Contra ellos se habían movilizado los jóvenes anarquistas y postcomunistas de Ostkreuz para arruinar esas superficies definitivamente: escritas como están, resultan inservibles para fines publicitarios. No es, por lo tanto, la visibilidad a través de la ventanilla lo que está en juego sino la visibilidad en la ventanilla. Con lógica de hierro (son, finalmente, alemanes), los jóvenes de izquierda de Ostkreuz se preguntaron por qué algunas intervenciones urbanas habrían de ser legítimas y otras no, por qué el Estado habría de auspiciar (en convivencia con lo peor de lo peor) intervenciones de un tipo y no de otro en el espacio público (es decir, de todos y de cualquiera).
¿Qué iban a hacer los rusos y los empresarios de Düsseldorf?
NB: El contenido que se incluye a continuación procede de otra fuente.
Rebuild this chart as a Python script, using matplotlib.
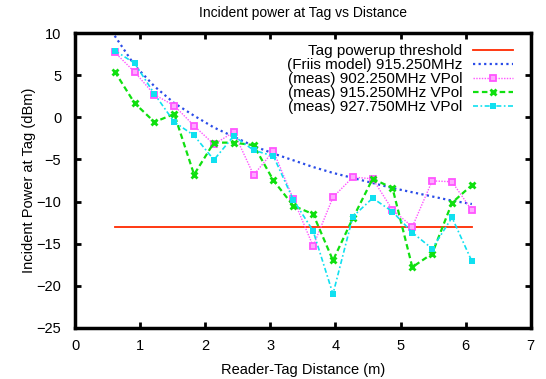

Cambiar los vidrios dañados (presupuestaron el emprendimiento) resultaría tan caro que ninguno de los beneficios que especulaban realizar hubiera cubierto los costos. ¿Obligar al gobierno de la ciudad a hacerse cargo de la operación? Imposible, a esta altura de la crisis financiera y la intolerancia de los ciudadanos de Frankfurt, los de Hannover o los de Bonn a tanto gasto ciego (calculada para cinco millones de habitantes, la Berlin reconstruida sólo alberga a tres millones). Además, nada garantiza que los vidrios hoy reemplazados no aparezcan de nuevo mañana con desafíos insultantes. Lo único posible es la campaña de "concientización" con la que se pretende adoctrinar a los atónitos usuarios del transporte público (un nudo borromeo más, porque los pocos berlineses que no se mueven por la ciudad en bicicleta van tan ensimismados en el tren que no les importa ni una cosa ni la otra).
"Pogg el momento", ríe Tanja, que tiene varios amantes en Ostkreuz, "vamos ganando".